After a lengthy outage last night, we want to let you know about the events that led up to it and how we can improve our outage responses to reduce or eliminate downtime when things go wrong.
As usual with these things, there is no single cause to be blamed. It was a confluence of a number of things happening together:
It is a fact of life that our machines run on physical hardware. As much as the cloud, in general, and AWS, in particular, try to insulate us from that fact. Hardware fails and we need to deal with it when it does. In fact, we believe that a large part of the long-term value of PythonAnywhere is that we deal with it so you don't have to.
Since our early days, we have been finding and eliminating single points of failure to increase the robustness of our service, but there are still a few left and we have plans to eliminate them, too. One of the remaining ones is the file server and that's the machine that suffered the hardware failure last night.
The purpose of the file server is to make your private file storage available to all of the web, console, and scheduled task servers. It does this by owning a set of Elastic Block Storage devices, arranged in a RAID cluster, and sharing them out over NFS. This means that we can easily upgrade the file server hardware, and simply move the data storage volumes over from the old hardware to the new.
Under normal operation, we have a backup server that has a live, constantly updated copy of the data from the file server, so in the event of either a file server outage, or a hardware problem with the file server's attached storage, we can switch across to using that instead. However, yesterday, we upgraded the storage space on the backup server and switched to SSDs. This meant that, instead of starting off with a hot backup, we had a period where the backup server disks were empty and were syncing with the file server.
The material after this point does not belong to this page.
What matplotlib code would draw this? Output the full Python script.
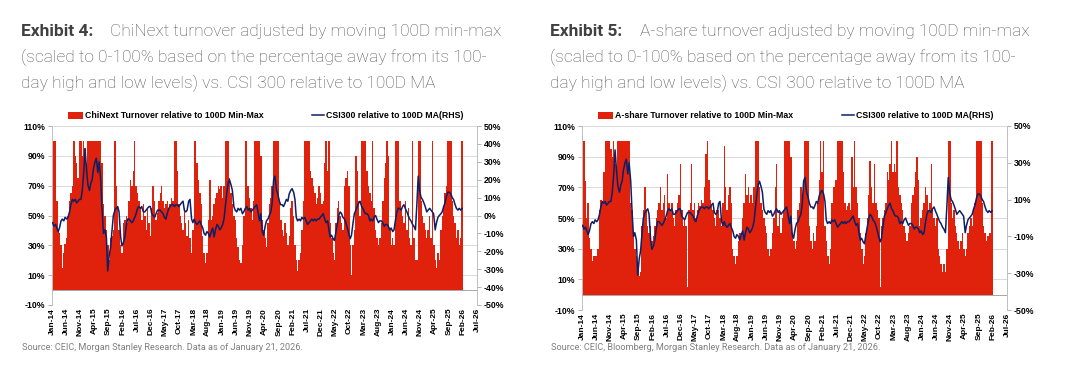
import matplotlib
matplotlib.use("Agg")
import matplotlib.pyplot as plt
import matplotlib.patches as mpatches
import matplotlib.lines as mlines
import numpy as np
import pandas as pd

# ---------------- data (semi-monthly readings, Jan-2014 .. Jan-2026) ----------------
csi300_rel_ma = [  # % relative to 100D MA (right axis)
    -4, -6, -5, -7, -9, -7, -3, -2, -3, -1, -2, -1, 2, 6, 9, 8, 9, 7, 8, 9, 9, 14, 24, 37,
    25, 17, 14, 18, 20, 26, 30, 32, 24, 30, 20, 4, -10, -8, -12, -31, -22, -18, -8, 0, 3, 4, 5, 2,
    -12, -17, -15, -12, -6, -2, -2, -3, -4, -3, -1, 1, 4, 5, 4, 5, 2, 2, 3, 4, 5, 5, 1, 0,
    -1, 1, 3, 3, 3, 2, 1, -1, -2, 1, 4, 5, 6, 6, 5, 6, 6, 5, 6, 7, 8, 3, 2, 3,
    8, 9, -2, -4, -2, -4, -5, -4, -3, -5, -7, -10, -11, -9, -10, -12, -9, -7, -12, -8, -5, -6, -8, -7,
    -5, -2, 6, 13, 18, 20, 17, 14, 5, 3, 2, 4, 3, 4, 1, 2, 4, 5, 3, 4, 2, 3, 4, 5,
    6, 2, -3, 1, -9, -11, -6, -3, -2, 0, 2, 7, 20, 22, 14, 12, 8, 6, 6, 5, 7, 9, 8, 12,
    14, 15, 13, 9, -1, -3, -2, -3, -1, -2, -1, -3, -5, -4, -3, -2, -3, -2, -3, -2, -2, -1, 0, 1,
    -2, -4, -3, -8, -12, -11, -13, -14, -9, -5, 0, 2, 1, -1, -2, -4, -7, -10, -13, -11, -4, 1, 3, 5,
    7, 8, 5, 4, 2, 1, 1, 0, -3, -2, -3, -1, 0, -2, -4, -3, -3, -4, -6, -5, -5, -6, -8, -7,
    -9, -8, -2, 2, 4, 4, 3, 5, 6, 4, 2, 0, -2, -3, -5, -6, -8, 5, 22, 14, 10, 9, 7, 5,
    2, 3, 4, 3, 2, 1, -8, -4, -1, 0, 1, 2, 5, 7, 11, 13, 13, 12, 10, 9, 6, 4, 3, 4,
    3, 4,
]

chinext_turnover = [  # % of 100D min-max range (left axis)
    100, 100, 100, 60, 40, 38, 30, 15, 25, 31, 35, 50, 60, 65, 70, 100, 90, 85, 75, 100, 100, 90, 100, 95,
    85, 100, 100, 100, 100, 100, 100, 100, 100, 100, 100, 85, 58, 50, 40, 30, 20, 35, 36, 40, 100, 70, 55, 40,
    30, 25, 45, 47, 50, 45, 60, 74, 70, 80, 100, 70, 65, 60, 55, 47, 58, 50, 40, 55, 45, 36, 55, 70,
    60, 47, 52, 60, 65, 70, 60, 55, 58, 60, 55, 58, 62, 60, 100, 100, 80, 58, 50, 45, 40, 55, 45, 36,
    47, 35, 25, 40, 100, 100, 85, 74, 65, 58, 36, 25, 18, 25, 47, 74, 47, 50, 58, 62, 65, 70, 68, 70,
    62, 70, 100, 100, 100, 75, 65, 58, 50, 47, 35, 29, 20, 18, 30, 50, 100, 100, 70, 62, 55, 47, 60, 100,
    100, 100, 100, 90, 47, 40, 35, 29, 45, 58, 62, 70, 100, 100, 100, 100, 60, 47, 40, 36, 45, 38, 30, 36,
    55, 60, 50, 30, 20, 13, 20, 25, 40, 60, 100, 100, 100, 100, 80, 75, 70, 65, 58, 62, 70, 65, 58, 60,
    85, 100, 80, 100, 45, 35, 25, 20, 45, 55, 60, 50, 45, 40, 70, 75, 80, 70, 30, 10, 30, 40, 90, 80,
    60, 50, 100, 100, 100, 100, 80, 70, 65, 60, 100, 55, 40, 35, 30, 35, 45, 60, 75, 85, 100, 90, 40, 30,
    35, 30, 100, 100, 100, 60, 55, 50, 45, 60, 40, 55, 35, 30, 100, 35, 20, 20, 100, 100, 60, 50, 45, 40,
    35, 40, 50, 35, 100, 30, 20, 15, 25, 20, 40, 50, 55, 65, 70, 100, 100, 100, 60, 50, 45, 35, 40, 30,
    35, 100,
]

ashare_turnover = [  # % of 100D min-max range (left axis)
    25, 100, 74, 50, 60, 37, 30, 22, 25, 25, 25, 30, 55, 62, 60, 80, 100, 100, 100, 100, 95, 90, 100, 85,
    80, 100, 100, 100, 100, 100, 100, 100, 100, 100, 60, 55, 40, 30, 25, 20, 12, 15, 45, 55, 70, 55, 45, 40,
    45, 35, 38, 45, 50, 55, 60, 70, 55, 60, 65, 50, 79, 60, 55, 60, 50, 45, 55, 60, 65, 85, 55, 45,
    50, 45, 5, 55, 60, 85, 55, 60, 50, 55, 60, 58, 62, 60, 70, 92, 100, 75, 62, 58, 55, 50, 45, 55,
    55, 50, 45, 60, 97, 70, 55, 65, 70, 60, 30, 25, 20, 25, 35, 40, 38, 50, 60, 79, 65, 70, 60, 65,
    60, 70, 100, 100, 100, 70, 60, 55, 50, 45, 40, 30, 25, 30, 40, 50, 70, 85, 45, 55, 40, 50, 55, 100,
    100, 100, 100, 90, 40, 35, 30, 35, 55, 60, 70, 65, 75, 100, 100, 100, 45, 35, 30, 40, 35, 45, 60, 75,
    100, 80, 100, 45, 35, 25, 20, 30, 60, 70, 70, 75, 100, 100, 100, 100, 80, 60, 55, 58, 60, 55, 90, 70,
    100, 70, 60, 50, 40, 30, 20, 25, 40, 50, 65, 87, 70, 60, 85, 60, 55, 50, 5, 45, 50, 55, 60, 80,
    75, 85, 100, 80, 85, 80, 100, 70, 65, 60, 55, 45, 40, 35, 40, 45, 60, 65, 70, 80, 90, 75, 45, 50,
    55, 60, 70, 65, 55, 60, 85, 55, 50, 45, 50, 30, 25, 20, 15, 20, 15, 30, 100, 100, 60, 50, 55, 45,
    40, 35, 30, 35, 40, 30, 25, 30, 40, 45, 50, 45, 55, 60, 100, 100, 100, 100, 60, 45, 40, 35, 38, 40,
    40, 100,
]

left_ticks = [-10, 10, 30, 50, 70, 90, 110]
right_ticks_4 = [-50, -40, -30, -20, -10, 0, 10, 20, 30, 40, 50]
right_ticks_5 = [-50, -30, -10, 10, 30, 50]

titles = [
    ("Exhibit 4:", "ChiNext turnover adjusted by moving 100D min-max",
     "(scaled to 0-100% based on the percentage away from its 100-",
     "day high and low levels) vs. CSI 300 relative to 100D MA"),
    ("Exhibit 5:", "A-share turnover adjusted by moving 100D min-max",
     "(scaled to 0-100% based on the percentage away from its 100-",
     "day high and low levels) vs. CSI 300 relative to 100D MA"),
]
bar_labels = ["ChiNext Turnover relative to 100D Min-Max",
              "A-share Turnover relative to 100D Min-Max"]
line_label = "CSI300 relative to 100D MA(RHS)"
sources = ["Source: CEIC, Morgan Stanley Research. Data as of January 21, 2026.",
           "Source: CEIC, Bloomberg, Morgan Stanley Research. Data as of January 21, 2026."]

# ---------------- styling ----------------
RED = "#E0210B"
NAVY = "#0D1F66"
GRID = "#D9D9D9"
TICKFONT = dict(family="Liberation Sans", weight="bold", size=6.3)
XTICKFONT = dict(family="Liberation Sans", weight="bold", size=6.0)
W, H = 1080, 372

fig = plt.figure(figsize=(W / 100, H / 100), dpi=100)

def fx(px):
    return px / W

def fy(py):
    return 1 - py / H

panels = [
    dict(x0=52, x1=477, top=126, bottom=305, bars=chinext_turnover, rticks=right_ticks_4,
         tx=21, tx2=110, leg_bar=68, leg_line=312, src_x=22),
    dict(x0=582, x1=1007, top=126, bottom=310, bars=ashare_turnover, rticks=right_ticks_5,
         tx=550, tx2=640, leg_bar=598, leg_line=842, src_x=551),
]

xticks = pd.date_range("2014-01-01", "2026-07-01", freq="5MS")

for i, p in enumerate(panels):
    ax = fig.add_axes([fx(p["x0"]), fy(p["bottom"]), fx(p["x1"] - p["x0"]), (p["bottom"] - p["top"]) / H])
    dates = pd.date_range("2014-01-01", periods=len(p["bars"]) + 1, freq="SMS")
    widths = np.diff(dates.values).astype("timedelta64[h]").astype(float) / 24.0 + 0.3
    ax.bar(dates[:-1], p["bars"], width=widths, align="edge", color=RED, linewidth=0, zorder=2)
    ax.set_ylim(-10, 110)
    ax.set_xlim(pd.Timestamp("2014-01-01"), pd.Timestamp("2026-07-01"))
    ax.set_yticks(left_ticks)
    ax.set_yticklabels([f"{t}%" for t in left_ticks], fontdict=TICKFONT)
    ax.yaxis.grid(True, color=GRID, linewidth=0.7, zorder=0)
    ax.set_axisbelow(True)
    ax.axhline(0, color="#A6A6A6", linewidth=0.7, zorder=3)
    ax.set_xticks(xticks)
    ax.set_xticklabels([d.strftime("%b-%y") for d in xticks], rotation=90, fontdict=XTICKFONT)
    ax.tick_params(axis="x", length=0, pad=2)
    ax.tick_params(axis="y", length=3, color="#A6A6A6", pad=2, width=0.6)
    for s in ["top", "bottom", "right"]:
        ax.spines[s].set_visible(False)
    ax.spines["left"].set_color("#BFBFBF")
    ax.spines["left"].set_linewidth(0.7)

    ax2 = ax.twinx()
    line_dates = dates[:-1] + pd.Timedelta(days=7)
    ax2.plot(line_dates, csi300_rel_ma, color=NAVY, linewidth=1.1, zorder=4)
    ax2.set_ylim(-50, 50)
    ax2.set_yticks(p["rticks"])
    ax2.set_yticklabels([f"{t}%" for t in p["rticks"]], fontdict=TICKFONT)
    ax2.tick_params(axis="y", length=3, color="#A6A6A6", pad=2, width=0.6)
    for s in ["top", "bottom", "left"]:
        ax2.spines[s].set_visible(False)
    ax2.spines["right"].set_color("#BFBFBF")
    ax2.spines["right"].set_linewidth(0.7)

    # legends
    leg_font = dict(family="Liberation Sans", weight="bold", size=6.3)
    ph = mpatches.Patch(color=RED, label=bar_labels[i], linewidth=0)
    fig.legend(handles=[ph], loc="center left", bbox_to_anchor=(fx(p["leg_bar"]), fy(116)),
               frameon=False, prop=leg_font, handlelength=1.75, handleheight=0.75,
               handletextpad=0.15, borderpad=0, borderaxespad=0)
    lh = mlines.Line2D([], [], color=NAVY, linewidth=1.1, label=line_label)
    fig.legend(handles=[lh], loc="center left", bbox_to_anchor=(fx(p["leg_line"]), fy(116)),
               frameon=False, prop=leg_font, handlelength=1.4,
               handletextpad=0.15, borderpad=0, borderaxespad=0)

    # titles
    t = titles[i]
    fig.text(fx(p["tx"]), fy(36), t[0], family="Roboto", weight="bold", size=12.5, color="#404040")
    fig.text(fx(p["tx2"]), fy(36), t[1], family="Roboto", weight="light", size=12.5, color="#555555")
    fig.text(fx(p["tx"]), fy(62), t[2], family="Roboto", weight="light", size=12.5, color="#555555")
    fig.text(fx(p["tx"]), fy(88), t[3], family="Roboto", weight="light", size=12.5, color="#555555")

    fig.text(fx(p["src_x"]), fy(347), sources[i], family="Roboto", size=6.6, color="#7F7F7F", va="center")

fig.savefig("out.png", dpi=100)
So we had no fallback when the file server died. Just to be completely clear -- the data storage volumes themselves were unaffected. But the file server that was connected to them, and which serves them out via NFS, crashed hard.
With all of that in mind, we decided to try to resurrect the file server. On the advice of AWS support, we tried to stop the machine and restart it so it would spin up on new hardware. The stop ended up taking an enormous amount of time and then restarting it took a long time, too. After trying several times and poring over boot logs, we determined that the boot disk of the instance had been corrupted by the hardware failure. Now the only path we could see to a working cluster was to create an entirely new one which could take over and use the storage disks from the dead file server. So we kicked off the build (which takes about 20min) and waited. After re-attaching the disks, we checked that they were intact and switched over to the new cluster.
We have learned important lessons from this outage and we'll be using them to improve our service. We would like to extend a big thank you and a grovelling apology to all our loyal customers who were extremely patient with us.